Sell the truck and the trailer and ride on down.


----------



## ladyzoc (Sep 9, 2009)

that's my real dream! but nobody i know will come with me and i really don't think it'd be safe to do alone. i'd love to get a lil wagon train - gypsey group type thing together with enough people we could get thru northern mexico ok.
are you up to it? ;-)


----------



## RVGRINGO (May 16, 2007)

Years ago, I would have done that but now, my old bones wouldn't like it.
Seriously, the trip should not be dangerous for you or the equines if you decide to venture south. Most towns have sources of feed, etc. and, at least in Jalisco, horse trailers are a common sight. Your only problem would be that the trailer and tow vehicle will be imported as a single unit and must leave Mexico together. As such, you couldn't leave the trailer behind, even for a short trip out of Mexico. So, if you seriously want to bring the critters in a trailer which you could leave in Mexico, you might want to consider boarding the horses, moving to mexico, getting an FM3 and buying a truck and trailer in Mexico. Then, go get the animals.

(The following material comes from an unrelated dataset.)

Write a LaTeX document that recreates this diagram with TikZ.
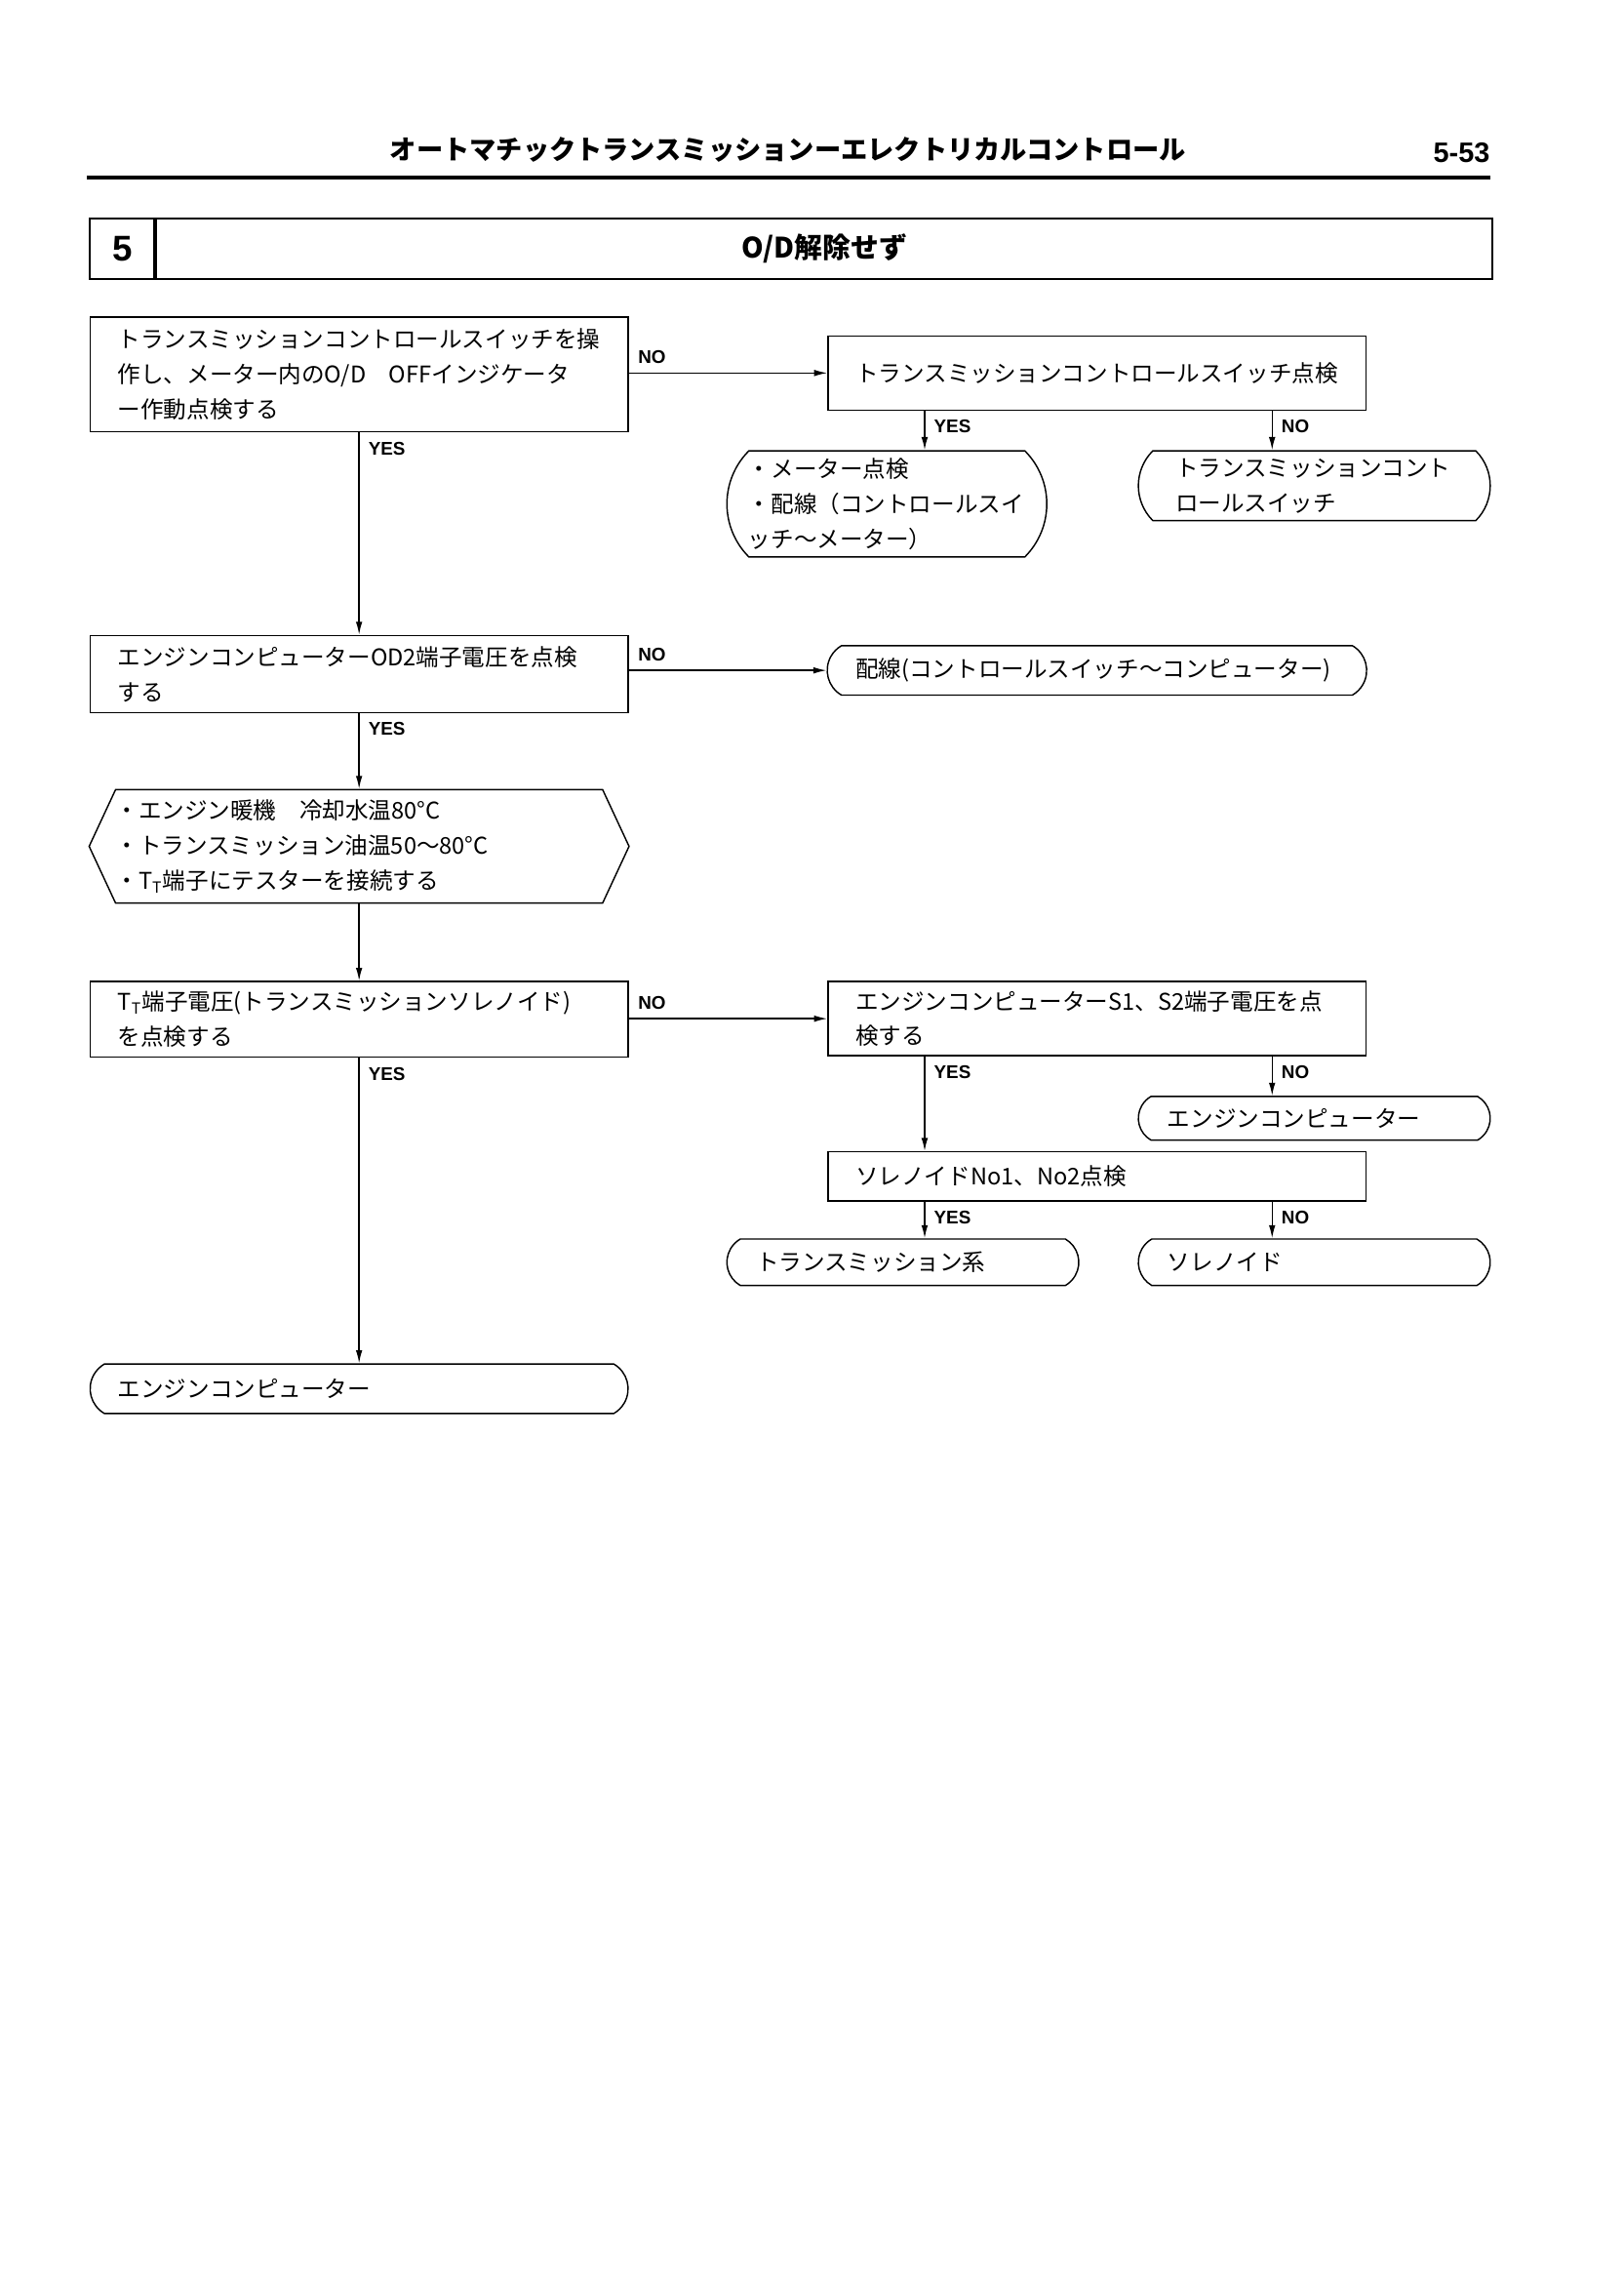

Not a cheap solution, I know, but one that would kind of solidify your commitment.


----------



## ladyzoc (Sep 9, 2009)

it costs quite a lot to keep older vehicles in mexico doesn't it? 
would i be able to drive them down, leave the animals in mexico & take the truck & trailer back to the states and sell them there? 
have you ever heard of a live shipper that brings animals into mexico? that's something else that's kinda hard to track down.


----------



## RVGRINGO (May 16, 2007)

Actually, Mexico is a great place to keep an older vehicle alive. Mechanics here seem able to keep anything of the more common makes going forever. Yes, you could import the animals and return the vehicles to the USA for disposal. Check the arricultural/animal importation requirements; I don't know much about that or the availability of shippers for animals. Of course, you would have to have a secure place to keep them. Not many years ago, there were a lot of burros around but they seem to have vanished in a very short time. Some say they were shipped to Japan.........frozen.


----------



## ladyzoc (Sep 9, 2009)

well that's not right! she says as her and her mule hi-tail it in the other direction; equines are pets - NOT food. 
and a place to keep them is something i need to find too. which is sorta up in the air til i decide where exactely in mexico i'm going/coming to. i grew up in ny - too cold; lived in virginia for 30 years - too humid!; been in utah the last 6 years - too much snow. i love the mountains but would also like to ride my critters in the ocean now & then. i like oaxaca a lot, have also spent great times in chiapis. still thinking .......
again, what i would really love to do is get us all down there somehow and then just wander around til we find a place that feels like home. again, not something i'm really up for doing alone tho, safety in numbers and all that.
any ideas on how to find people who'd like to roam around mexico on horseback for a few months?


----------



## RVGRINGO (May 16, 2007)

I'm afraid you'll have to wait for some of the 'horsey set' to respond.


----------



## ladyzoc (Sep 9, 2009)

ok!
thanks for "talking", appreciate all you shared.
adios


----------